## Exercise details
Write out the data again exactly, skipping every picture.

------------

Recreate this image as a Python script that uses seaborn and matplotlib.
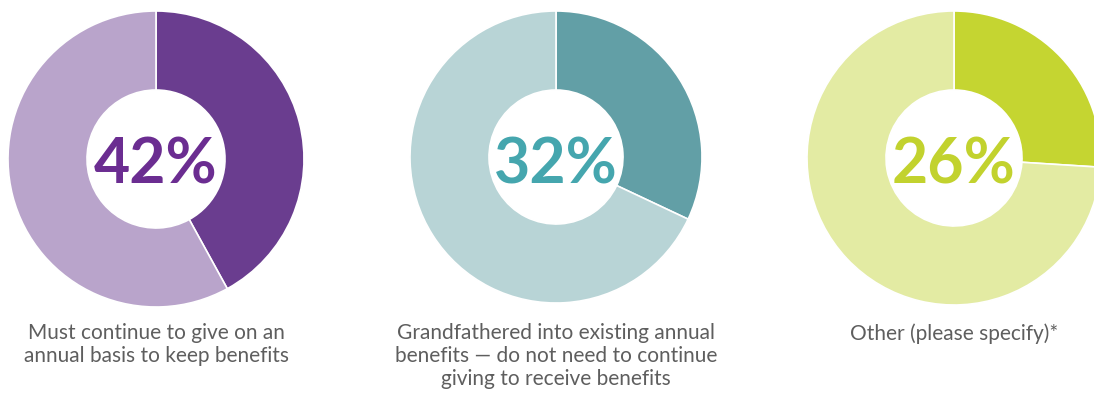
import matplotlib
matplotlib.use("Agg")
import matplotlib.pyplot as plt
import seaborn as sns

# share answering each option (percent), remainder is the rest of respondents
labels = [
    "Must continue to give on an\nannual basis to keep benefits",
    "Grandfathered into existing annual\nbenefits \u2014 do not need to continue\ngiving to receive benefits",
    "Other (please specify)*",
]
shares = [42, 32, 26]
dark_colors = ["#6A3D8F", "#629FA6", "#C5D531"]
light_colors = ["#B9A4CB", "#B8D4D6", "#E3EBA3"]
text_colors = ["#6B2D91", "#45A6AE", "#C2D22E"]

W, H = 1094, 394


def donut(ax, share, label, dark, light, txt, cx, cy, r, r_in):
    ax.pie(
        [share, 100 - share],
        colors=[dark, light],
        startangle=90,
        counterclock=False,
        center=(cx, H - cy),
        radius=r,
        wedgeprops=dict(width=r - r_in, edgecolor="white", linewidth=1.2),
    )
    ax.text(cx, H - 183, f"{share}%", ha="center", va="baseline",
            fontsize=45, fontweight="bold", color=txt, family="Lato")
    ax.text(cx, H - 323, label, ha="center", va="top", fontsize=15,
            fontweight="normal", color="#5E5E5E", family="Lato", linespacing=1.2)


def main():
    sns.set_theme(style="white")
    fig = plt.figure(figsize=(W / 100, H / 100), dpi=100)
    ax = fig.add_axes([0, 0, 1, 1])
    geom = [(156, 159, 148, 69), (556, 157, 146, 67), (954, 158, 147, 68)]
    for i in range(3):
        cx, cy, r, r_in = geom[i]
        donut(ax, shares[i], labels[i], dark_colors[i], light_colors[i],
              text_colors[i], cx, cy, r, r_in)
    ax.set_xlim(0, W)
    ax.set_ylim(0, H)
    ax.set_aspect("equal")
    ax.axis("off")
    fig.savefig("out.png", dpi=100, facecolor="white")


if __name__ == "__main__":
    main()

------------

## Response
Recreate this image as a Python script that uses seaborn and matplotlib.
import matplotlib
matplotlib.use("Agg")
import matplotlib.pyplot as plt
import seaborn as sns

# share answering each option (percent), remainder is the rest of respondents
labels = [
    "Must continue to give on an\nannual basis to keep benefits",
    "Grandfathered into existing annual\nbenefits \u2014 do not need to continue\ngiving to receive benefits",
    "Other (please specify)*",
]
shares = [42, 32, 26]
dark_colors = ["#6A3D8F", "#629FA6", "#C5D531"]
light_colors = ["#B9A4CB", "#B8D4D6", "#E3EBA3"]
text_colors = ["#6B2D91", "#45A6AE", "#C2D22E"]

W, H = 1094, 394


def donut(ax, share, label, dark, light, txt, cx, cy, r, r_in):
    ax.pie(
        [share, 100 - share],
        colors=[dark, light],
        startangle=90,
        counterclock=False,
        center=(cx, H - cy),
        radius=r,
        wedgeprops=dict(width=r - r_in, edgecolor="white", linewidth=1.2),
    )
    ax.text(cx, H - 183, f"{share}%", ha="center", va="baseline",
            fontsize=45, fontweight="bold", color=txt, family="Lato")
    ax.text(cx, H - 323, label, ha="center", va="top", fontsize=15,
            fontweight="normal", color="#5E5E5E", family="Lato", linespacing=1.2)


def main():
    sns.set_theme(style="white")
    fig = plt.figure(figsize=(W / 100, H / 100), dpi=100)
    ax = fig.add_axes([0, 0, 1, 1])
    geom = [(156, 159, 148, 69), (556, 157, 146, 67), (954, 158, 147, 68)]
    for i in range(3):
        cx, cy, r, r_in = geom[i]
        donut(ax, shares[i], labels[i], dark_colors[i], light_colors[i],
              text_colors[i], cx, cy, r, r_in)
    ax.set_xlim(0, W)
    ax.set_ylim(0, H)
    ax.set_aspect("equal")
    ax.axis("off")
    fig.savefig("out.png", dpi=100, facecolor="white")


if __name__ == "__main__":
    main()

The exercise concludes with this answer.